It opens in 1928 Berlin, as the magician Stanley (Colin Firth) is convinced by his friend Howard (Simon McBurney) to travel to the South of France to debunk a young American mystic named Sophie (Emma Stone), who has a wealthy family in her thrall. Not only has Sophie convinced the matriarch (Jacki Weaver) that she can communicate with her dead husband, but she has also attracted the puppy-dog devotion of Brice (Hamish Linklater), the sweetly dim heir to the family fortune. But no matter how hard Stanley tries, he can't prove that Sophie is a fraud, and accepting her supernatural powers completely upends his relentlessly pessimistic view of humanity. Although it's even trickier to convince himself that he might be falling for Sophie.
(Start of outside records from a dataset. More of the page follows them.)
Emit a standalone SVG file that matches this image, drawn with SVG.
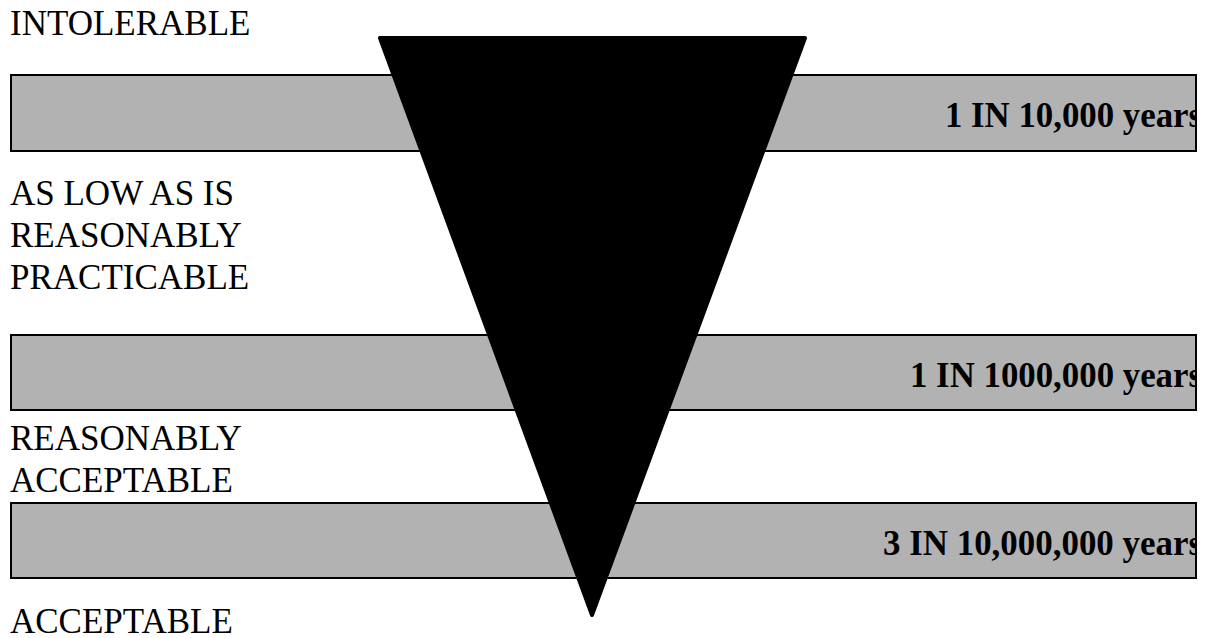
<svg xmlns="http://www.w3.org/2000/svg" width="1208" height="638" viewBox="0 0 1208 638">
<style>
.bar{fill:#b2b2b2;stroke:none}
.barb{fill:none;stroke:#000;stroke-width:2}
.lab{font-family:"Liberation Serif",serif;font-size:35px;fill:#000}
.val{font-family:"Liberation Serif",serif;font-size:35px;font-weight:bold;fill:#000}
</style>
<rect width="1208" height="638" fill="#fff"/>
<g id="bar1"><rect class="bar" x="11" y="75" width="1185" height="76"/></g>
<g id="bar2"><rect class="bar" x="11" y="335" width="1185" height="75"/></g>
<g id="bar3"><rect class="bar" x="11" y="503" width="1185" height="75"/></g>
<g id="triangle"><polygon points="380,38 805,38 592,615" fill="#000" stroke="#000" stroke-width="4" stroke-linejoin="round"/></g>
<g id="values">
<text class="val" x="945" y="127" textLength="257" lengthAdjust="spacingAndGlyphs">1 IN 10,000 years</text>
<text class="val" x="910" y="387" textLength="292" lengthAdjust="spacingAndGlyphs">1 IN 1000,000 years</text>
<text class="val" x="883" y="555" textLength="319" lengthAdjust="spacingAndGlyphs">3 IN 10,000,000 years</text>
</g>
<g id="borders">
<rect class="barb" x="11" y="75" width="1185" height="76"/>
<rect class="barb" x="11" y="335" width="1185" height="75"/>
<rect class="barb" x="11" y="503" width="1185" height="75"/>
</g>
<rect x="1197" y="60" width="11" height="530" fill="#fff"/>
<g id="labels">
<text class="lab" x="10" y="35">INTOLERABLE</text>
<text class="lab" x="10" y="205">AS LOW AS IS</text>
<text class="lab" x="10" y="247">REASONABLY</text>
<text class="lab" x="10" y="289">PRACTICABLE</text>
<text class="lab" x="10" y="450">REASONABLY</text>
<text class="lab" x="10" y="492">ACCEPTABLE</text>
<text class="lab" x="10" y="633">ACCEPTABLE</text>
</g>
</svg>
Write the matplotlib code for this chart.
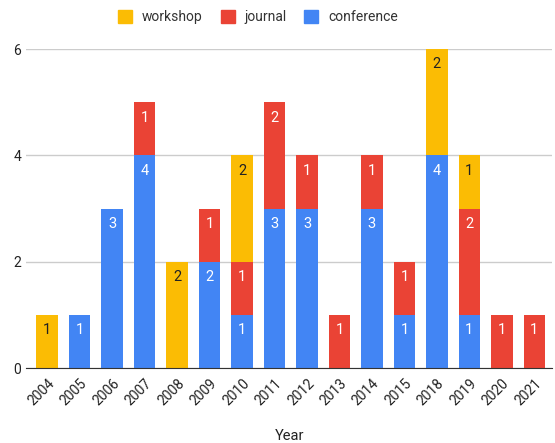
import matplotlib
matplotlib.use("Agg")
import matplotlib.pyplot as plt
import numpy as np
from matplotlib.patches import Patch

plt.rcParams['font.family'] = ['Roboto', 'DejaVu Sans']

# data
years = ['2004', '2005', '2006', '2007', '2008', '2009', '2010', '2011',
         '2012', '2013', '2014', '2015', '2018', '2019', '2020', '2021']
conference = [0, 1, 3, 4, 0, 2, 1, 3, 3, 0, 3, 1, 4, 1, 0, 0]
journal = [0, 0, 0, 1, 0, 1, 1, 2, 1, 1, 1, 1, 0, 2, 1, 1]
workshop = [1, 0, 0, 0, 2, 0, 2, 0, 0, 0, 0, 0, 2, 1, 0, 0]

blue = '#4285F4'
red = '#EA4335'
yellow = '#FBBC04'

fig = plt.figure(figsize=(5.55, 4.43), dpi=100)
ax = fig.add_axes([0.047, 0.169, 0.948, 0.72])

x = np.arange(len(years))
w = 0.66
bottom = np.zeros(len(years))
for vals, col, txtcol in [(conference, blue, 'white'),
                          (journal, red, 'white'),
                          (workshop, yellow, '#222222')]:
    vals = np.array(vals)
    ax.bar(x, vals, w, bottom=bottom, color=col, zorder=3)
    # value labels sit just under the top of each segment
    for xi, v, b in zip(x, vals, bottom):
        if v > 0:
            ax.annotate(str(v), (xi, b + v), xytext=(0, -11),
                        textcoords='offset points', ha='center', va='center',
                        color=txtcol, fontsize=10.5, zorder=4)
    bottom = bottom + vals

ax.set_xlim(-0.65, len(years) - 0.45)
ax.set_ylim(0, 6)
ax.set_yticks([0, 2, 4, 6])
ax.grid(axis='y', color='#cccccc', linewidth=1, zorder=0)
ax.set_xticks(x)
ax.set_xticklabels(years, rotation=45, ha='right', rotation_mode='anchor',
                   fontsize=10, color='#222222')
ax.tick_params(axis='both', length=0, labelsize=10, labelcolor='#222222')
ax.tick_params(axis='x', pad=6)
for s in ['top', 'right', 'left']:
    ax.spines[s].set_visible(False)
ax.spines['bottom'].set_color('#333333')
ax.spines['bottom'].set_zorder(5)
ax.set_xlabel('Year', fontsize=10.5, color='#222222', labelpad=15)

handles = [Patch(color=yellow, label='workshop'),
           Patch(color=red, label='journal'),
           Patch(color=blue, label='conference')]
fig.legend(handles=handles, loc='upper center', ncol=3, frameon=False,
           bbox_to_anchor=(0.465, 1.005), fontsize=10, handlelength=1.0,
           handleheight=1.0, columnspacing=1.3, handletextpad=0.7,
           labelcolor='#333333')

fig.savefig('out.png', dpi=100)
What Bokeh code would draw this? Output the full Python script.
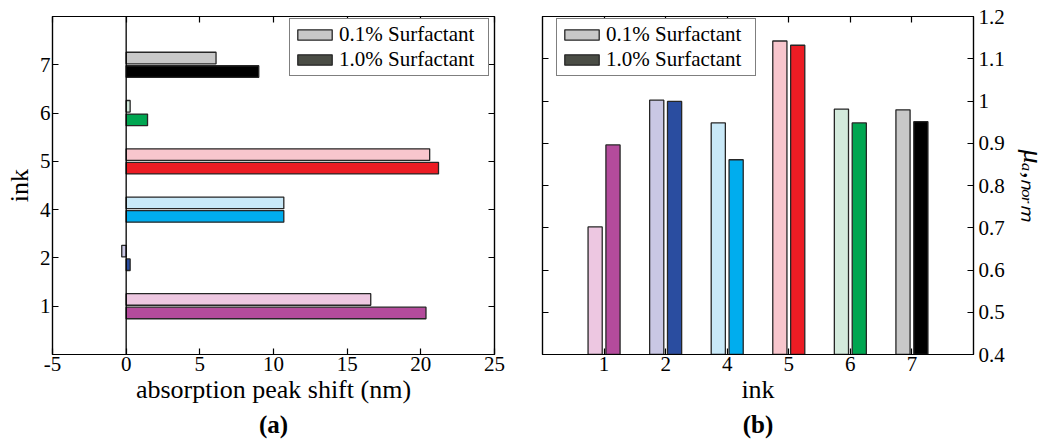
import numpy as np
from bokeh.plotting import figure
from bokeh.layouts import row
from bokeh.models import (ColumnDataSource, Range1d, FixedTicker, LinearAxis, Span,
                          Legend, LegendItem, Title, CustomJSTickFormatter)
from bokeh.embed import file_html
from bokeh.resources import INLINE

# ---------------- data ----------------
inks = ["1", "2", "4", "5", "6", "7"]
shift_01 = [16.6, -0.3, 10.7, 20.6, 0.27, 6.1]      # 0.1% surfactant, nm
shift_10 = [20.35, 0.27, 10.7, 21.2, 1.45, 9.0]     # 1.0% surfactant, nm
mu_01 = [0.702, 1.002, 0.948, 1.142, 0.981, 0.979]
mu_10 = [0.896, 0.999, 0.861, 1.132, 0.948, 0.951]
light_colors = ["#EDC7E1", "#C9C7E4", "#C9E9F8", "#F8C6CD", "#D3EADC", "#C8C8C8"]
dark_colors = ["#B44B9C", "#2A4DA0", "#00ADEE", "#EC1C24", "#00A651", "#000000"]
legend_labels = ["0.1% Surfactant", "1.0% Surfactant"]
legend_colors = ["#C8C8C8", "#4A4D45"]
x_ticks_a = [-5, 0, 5, 10, 15, 20, 25]
x_tick_labels_a = ["-5", "0", "5", "10", "15", "20", "25"]
y_ticks_b = [0.4, 0.5, 0.6, 0.7, 0.8, 0.9, 1.0, 1.1, 1.2]
mu_label = "\u03bc\u2090,\u2099\u2092\u1d63\u2098"   # mu_{a,norm}

FONT = "Liberation Serif"
TICK_FS = "21px"
LABEL_FS = "26px"
EDGE = "#262626"

pos = np.arange(1, len(inks) + 1)
ink_overrides = {int(p): s for p, s in zip(pos, inks)}
OFF = 0.14
BW = 0.24


def style_axis(ax):
    ax.major_tick_in = 6
    ax.major_tick_out = 0
    ax.minor_tick_line_color = None
    ax.minor_tick_out = 0
    ax.axis_line_color = "black"
    ax.axis_line_width = 1.2
    ax.major_tick_line_color = "black"
    ax.major_tick_line_width = 1.2
    ax.major_label_text_font = FONT
    ax.major_label_text_font_size = TICK_FS
    ax.major_label_text_color = "black"
    ax.axis_label_text_font = FONT
    ax.axis_label_text_font_size = LABEL_FS
    ax.axis_label_text_font_style = "normal"
    ax.axis_label_text_color = "black"


def mirror_axis(ticks, side, plot):
    ax = LinearAxis(ticker=FixedTicker(ticks=ticks),
                    formatter=CustomJSTickFormatter(code="return ''"))
    style_axis(ax)
    ax.major_label_standoff = 0
    ax.major_label_text_font_size = "0px"
    plot.add_layout(ax, side)


def make_legend(plot, loc, x0, y0):
    items = []
    for lab, col in zip(legend_labels, legend_colors):
        r = plot.vbar(x=[x0], top=[y0], bottom=y0, width=0.2, fill_color=col,
                      line_color=EDGE, line_width=1.3)
        r.visible = False
        items.append(LegendItem(label=lab, renderers=[r]))
    leg = Legend(items=items, location=loc, border_line_color="black", border_line_width=1.3,
                 background_fill_color="white", background_fill_alpha=1,
                 label_text_font=FONT, label_text_font_size="21px", label_text_color="black",
                 glyph_width=43, glyph_height=13, label_standoff=3, label_height=19,
                 label_width=146, spacing=0, padding=3, margin=0)
    plot.add_layout(leg)


def caption(plot, text):
    plot.add_layout(Title(text=text, align="center", text_font=FONT, text_font_size="25px",
                          text_font_style="bold", text_color="black", standoff=4), "below")


# ---------------- (a) horizontal bars ----------------
pa = figure(width=520, height=442, x_range=Range1d(-5, 25), y_range=Range1d(0, 7),
            output_backend="svg", toolbar_location=None,
            min_border_left=52, min_border_right=26, min_border_top=16, min_border_bottom=88)
pa.grid.visible = False
pa.outline_line_color = "black"
pa.outline_line_width = 1.2
pa.background_fill_color = "white"

src_a = ColumnDataSource(dict(y01=pos + OFF, y10=pos - OFF, s01=shift_01, s10=shift_10,
                              c01=light_colors, c10=dark_colors))
pa.hbar(y="y01", left=0, right="s01", height=BW, fill_color="c01", line_color=EDGE,
        line_width=1.3, source=src_a)
pa.hbar(y="y10", left=0, right="s10", height=BW, fill_color="c10", line_color=EDGE,
        line_width=1.3, source=src_a)
pa.add_layout(Span(location=0, dimension="height", line_color="black", line_width=1.3))

pa.xaxis.ticker = FixedTicker(ticks=x_ticks_a)
pa.xaxis.major_label_overrides = dict(zip(x_ticks_a, x_tick_labels_a))
pa.yaxis.ticker = FixedTicker(ticks=list(pos))
pa.yaxis.major_label_overrides = ink_overrides
for ax in pa.xaxis + pa.yaxis:
    style_axis(ax)
pa.xaxis.axis_label = "absorption peak shift (nm)"
pa.yaxis.axis_label = "ink"
pa.xaxis.major_label_standoff = 2
pa.xaxis.axis_label_standoff = 1
pa.yaxis.major_label_standoff = 2
pa.yaxis.axis_label_standoff = 3
mirror_axis(x_ticks_a, "above", pa)
mirror_axis(list(pos), "right", pa)
make_legend(pa, (237, 278), 0, pos[0])
caption(pa, "(a)")

# ---------------- (b) vertical bars ----------------
pb = figure(width=531, height=442, x_range=Range1d(0, 7), y_range=Range1d(0.4, 1.2),
            y_axis_location="right", output_backend="svg", toolbar_location=None,
            min_border_left=22, min_border_right=75, min_border_top=16, min_border_bottom=88)
pb.grid.visible = False
pb.outline_line_color = "black"
pb.outline_line_width = 1.2
pb.background_fill_color = "white"

src_b = ColumnDataSource(dict(x01=pos - 0.145, x10=pos + 0.145, m01=mu_01, m10=mu_10,
                              c01=light_colors, c10=dark_colors))
pb.vbar(x="x01", bottom=0.4, top="m01", width=0.23, fill_color="c01", line_color=EDGE,
        line_width=1.3, source=src_b)
pb.vbar(x="x10", bottom=0.4, top="m10", width=0.23, fill_color="c10", line_color=EDGE,
        line_width=1.3, source=src_b)

pb.xaxis.ticker = FixedTicker(ticks=list(pos))
pb.xaxis.major_label_overrides = ink_overrides
pb.yaxis.ticker = FixedTicker(ticks=y_ticks_b)
pb.yaxis.major_label_overrides = {1: "1"}
for ax in pb.xaxis + pb.yaxis:
    style_axis(ax)
pb.xaxis.axis_label = "ink"
pb.xaxis.major_label_standoff = 2
pb.xaxis.axis_label_standoff = 1
pb.yaxis.major_label_standoff = 5
pb.yaxis.axis_label = mu_label
pb.yaxis.axis_label_text_font_size = "28px"
pb.yaxis.axis_label_text_font_style = "italic"
pb.yaxis.axis_label_standoff = 10
mirror_axis(list(pos), "above", pb)
mirror_axis(y_ticks_b, "left", pb)
make_legend(pb, (14, 278), pos[0], 0.4)
caption(pb, "(b)")

layout = row(pa, pb)
open("out.html", "w").write(file_html(layout, INLINE))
Allen sets all of this up in a very simple way, prodding Firth to a hilariously ridiculous performance as a repressed Englishman for whom life has to be completely rational. Facing him off against Stone's young, free-flowing American is a bit obvious, but the script makes sure that their barbed banter overflows with witty repartee. This includes astute commentary on Allen's favourite theme: exploring the meaning of life through the contradictory blending of science, religion and human emotion. So even if the performances are rather oddly matched, Firth and Stone find some superb chemistry along the way. Although the snappiest role belongs to Eileen Atkins, as Stanley's beloved aunt, who has a wonderfully dry way of speaking the truth.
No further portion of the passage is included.